**INFORMATION SUPPLIED:**
+++

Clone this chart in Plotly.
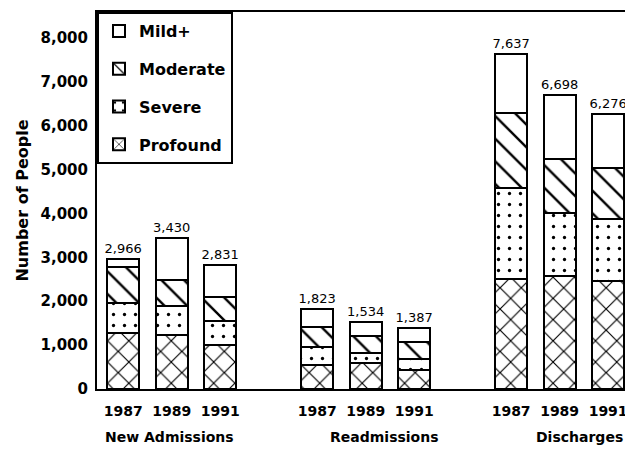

+++

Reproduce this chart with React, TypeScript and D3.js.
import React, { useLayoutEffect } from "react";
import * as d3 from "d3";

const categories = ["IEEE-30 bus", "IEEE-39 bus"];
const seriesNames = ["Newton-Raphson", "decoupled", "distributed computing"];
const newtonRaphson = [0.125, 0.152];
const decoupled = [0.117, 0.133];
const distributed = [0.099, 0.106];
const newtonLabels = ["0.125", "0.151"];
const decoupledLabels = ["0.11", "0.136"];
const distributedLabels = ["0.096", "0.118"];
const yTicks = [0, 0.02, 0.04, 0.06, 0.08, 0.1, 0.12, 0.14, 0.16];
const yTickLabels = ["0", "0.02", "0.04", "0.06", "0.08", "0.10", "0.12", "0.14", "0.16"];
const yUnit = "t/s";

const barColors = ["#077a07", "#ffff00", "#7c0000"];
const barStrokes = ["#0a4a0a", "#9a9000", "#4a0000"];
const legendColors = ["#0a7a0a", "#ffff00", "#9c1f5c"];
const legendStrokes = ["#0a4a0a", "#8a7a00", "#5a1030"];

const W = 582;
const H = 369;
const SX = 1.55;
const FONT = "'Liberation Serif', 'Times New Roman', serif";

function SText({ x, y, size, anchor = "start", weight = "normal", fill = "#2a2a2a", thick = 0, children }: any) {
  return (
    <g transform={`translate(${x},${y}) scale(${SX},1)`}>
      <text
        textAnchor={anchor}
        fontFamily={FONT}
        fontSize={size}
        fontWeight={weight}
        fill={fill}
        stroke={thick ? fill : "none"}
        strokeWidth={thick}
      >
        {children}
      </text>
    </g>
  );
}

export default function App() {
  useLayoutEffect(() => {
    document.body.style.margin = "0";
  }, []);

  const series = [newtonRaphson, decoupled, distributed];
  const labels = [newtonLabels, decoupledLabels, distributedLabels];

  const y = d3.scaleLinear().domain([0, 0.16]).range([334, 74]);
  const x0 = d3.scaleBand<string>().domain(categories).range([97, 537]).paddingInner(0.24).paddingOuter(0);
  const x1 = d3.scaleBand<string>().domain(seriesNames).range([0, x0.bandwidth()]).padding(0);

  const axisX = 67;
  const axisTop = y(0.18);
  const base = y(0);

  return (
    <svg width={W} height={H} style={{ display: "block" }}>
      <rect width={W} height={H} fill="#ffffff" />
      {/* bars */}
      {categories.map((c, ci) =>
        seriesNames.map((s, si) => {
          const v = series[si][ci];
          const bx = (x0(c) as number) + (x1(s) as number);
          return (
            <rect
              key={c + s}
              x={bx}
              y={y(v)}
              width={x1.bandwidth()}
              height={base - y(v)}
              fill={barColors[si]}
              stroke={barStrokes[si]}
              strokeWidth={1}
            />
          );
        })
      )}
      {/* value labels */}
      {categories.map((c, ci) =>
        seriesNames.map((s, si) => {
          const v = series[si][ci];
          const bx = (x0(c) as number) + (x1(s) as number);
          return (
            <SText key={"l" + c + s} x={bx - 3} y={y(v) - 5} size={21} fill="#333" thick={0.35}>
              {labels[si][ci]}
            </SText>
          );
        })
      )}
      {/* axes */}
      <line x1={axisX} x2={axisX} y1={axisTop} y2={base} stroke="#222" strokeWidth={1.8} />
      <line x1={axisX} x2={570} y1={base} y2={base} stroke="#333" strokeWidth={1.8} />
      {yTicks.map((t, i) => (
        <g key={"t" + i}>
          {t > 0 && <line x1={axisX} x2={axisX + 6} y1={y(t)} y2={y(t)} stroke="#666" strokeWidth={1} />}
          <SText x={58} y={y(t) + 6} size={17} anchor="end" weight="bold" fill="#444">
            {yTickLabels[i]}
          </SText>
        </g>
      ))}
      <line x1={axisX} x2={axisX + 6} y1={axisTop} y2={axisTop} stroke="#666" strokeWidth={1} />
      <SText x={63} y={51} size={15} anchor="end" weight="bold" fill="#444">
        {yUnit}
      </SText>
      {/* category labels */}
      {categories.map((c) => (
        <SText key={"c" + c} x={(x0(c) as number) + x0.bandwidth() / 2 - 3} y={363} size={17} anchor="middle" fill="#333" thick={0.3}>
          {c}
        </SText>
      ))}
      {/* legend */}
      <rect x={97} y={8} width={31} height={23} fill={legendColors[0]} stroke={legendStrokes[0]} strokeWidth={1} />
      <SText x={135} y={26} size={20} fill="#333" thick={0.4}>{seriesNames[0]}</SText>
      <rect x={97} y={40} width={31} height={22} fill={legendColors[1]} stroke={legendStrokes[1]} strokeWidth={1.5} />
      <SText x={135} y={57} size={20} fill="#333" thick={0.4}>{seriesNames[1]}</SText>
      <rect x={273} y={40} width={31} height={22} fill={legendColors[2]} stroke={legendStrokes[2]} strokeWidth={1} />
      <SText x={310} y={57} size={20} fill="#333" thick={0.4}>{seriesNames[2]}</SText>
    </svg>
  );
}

+++

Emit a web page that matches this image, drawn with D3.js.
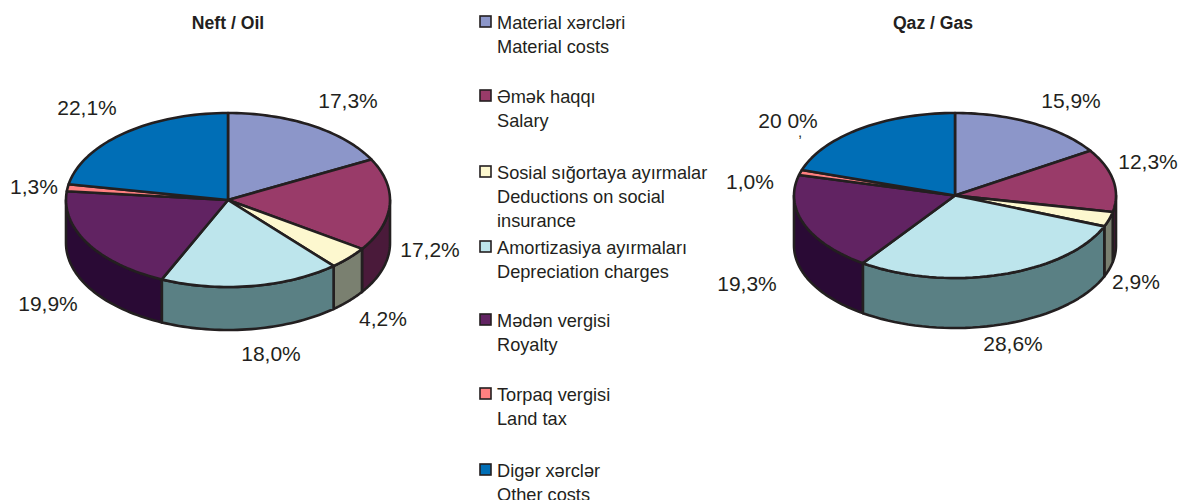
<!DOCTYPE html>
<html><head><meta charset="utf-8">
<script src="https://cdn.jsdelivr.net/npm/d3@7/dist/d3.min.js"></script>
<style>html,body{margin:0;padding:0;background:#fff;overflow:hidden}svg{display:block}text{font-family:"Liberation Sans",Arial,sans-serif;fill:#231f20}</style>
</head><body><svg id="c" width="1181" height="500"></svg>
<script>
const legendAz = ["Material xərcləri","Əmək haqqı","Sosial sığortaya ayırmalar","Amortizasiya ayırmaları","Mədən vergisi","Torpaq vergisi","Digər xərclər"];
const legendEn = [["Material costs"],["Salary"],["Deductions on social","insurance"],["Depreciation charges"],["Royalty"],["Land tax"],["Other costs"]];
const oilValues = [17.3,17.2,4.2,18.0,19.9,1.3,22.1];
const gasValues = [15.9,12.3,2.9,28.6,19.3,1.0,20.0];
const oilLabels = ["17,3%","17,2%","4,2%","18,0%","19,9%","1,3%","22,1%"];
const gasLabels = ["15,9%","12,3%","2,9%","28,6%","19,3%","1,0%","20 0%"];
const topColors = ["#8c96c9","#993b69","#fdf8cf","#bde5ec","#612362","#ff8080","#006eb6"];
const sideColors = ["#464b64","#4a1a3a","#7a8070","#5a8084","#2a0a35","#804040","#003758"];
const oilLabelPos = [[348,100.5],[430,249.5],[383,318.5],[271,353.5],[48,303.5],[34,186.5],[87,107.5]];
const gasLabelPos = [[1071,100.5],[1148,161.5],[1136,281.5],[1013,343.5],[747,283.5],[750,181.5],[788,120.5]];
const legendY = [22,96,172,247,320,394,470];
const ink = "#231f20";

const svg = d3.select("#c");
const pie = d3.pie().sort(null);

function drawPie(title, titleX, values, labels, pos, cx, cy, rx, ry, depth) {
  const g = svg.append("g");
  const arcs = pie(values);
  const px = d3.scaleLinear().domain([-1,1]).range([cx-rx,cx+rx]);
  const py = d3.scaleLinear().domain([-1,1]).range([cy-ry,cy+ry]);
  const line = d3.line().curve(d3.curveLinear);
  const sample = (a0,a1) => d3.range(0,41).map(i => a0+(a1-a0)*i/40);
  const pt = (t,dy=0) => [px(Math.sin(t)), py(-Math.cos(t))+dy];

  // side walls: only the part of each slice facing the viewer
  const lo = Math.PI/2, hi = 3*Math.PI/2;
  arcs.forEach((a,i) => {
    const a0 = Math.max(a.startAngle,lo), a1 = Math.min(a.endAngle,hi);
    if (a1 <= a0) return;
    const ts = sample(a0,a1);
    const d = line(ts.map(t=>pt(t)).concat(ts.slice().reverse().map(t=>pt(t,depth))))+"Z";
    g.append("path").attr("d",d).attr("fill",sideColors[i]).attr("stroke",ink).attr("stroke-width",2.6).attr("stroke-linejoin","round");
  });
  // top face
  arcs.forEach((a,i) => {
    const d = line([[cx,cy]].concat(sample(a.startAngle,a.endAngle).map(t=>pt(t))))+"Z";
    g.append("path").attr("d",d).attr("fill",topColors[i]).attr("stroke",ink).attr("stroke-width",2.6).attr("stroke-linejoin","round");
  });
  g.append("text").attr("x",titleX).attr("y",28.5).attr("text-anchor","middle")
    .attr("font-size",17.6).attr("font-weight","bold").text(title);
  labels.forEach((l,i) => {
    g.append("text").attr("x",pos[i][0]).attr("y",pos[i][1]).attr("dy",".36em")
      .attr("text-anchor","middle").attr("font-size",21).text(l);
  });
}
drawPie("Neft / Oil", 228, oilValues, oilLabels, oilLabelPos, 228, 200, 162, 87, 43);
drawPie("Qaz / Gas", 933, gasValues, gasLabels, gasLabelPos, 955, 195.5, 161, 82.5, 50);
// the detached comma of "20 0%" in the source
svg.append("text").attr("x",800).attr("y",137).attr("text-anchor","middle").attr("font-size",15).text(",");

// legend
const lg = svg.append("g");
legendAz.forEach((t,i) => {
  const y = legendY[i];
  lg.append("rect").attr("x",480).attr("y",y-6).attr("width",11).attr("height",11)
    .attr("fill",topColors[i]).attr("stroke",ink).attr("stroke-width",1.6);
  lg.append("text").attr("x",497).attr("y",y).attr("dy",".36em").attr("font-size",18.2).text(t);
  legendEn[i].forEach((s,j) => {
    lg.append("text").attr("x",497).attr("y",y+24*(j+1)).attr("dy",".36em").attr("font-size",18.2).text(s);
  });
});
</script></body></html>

+++

**TASK REQUIREMENTS:**
Pick out the lines containing the string "with".

**SOLVED PROBLEM:**
Reproduce this chart with React, TypeScript and D3.js.
Emit a web page that matches this image, drawn with D3.js.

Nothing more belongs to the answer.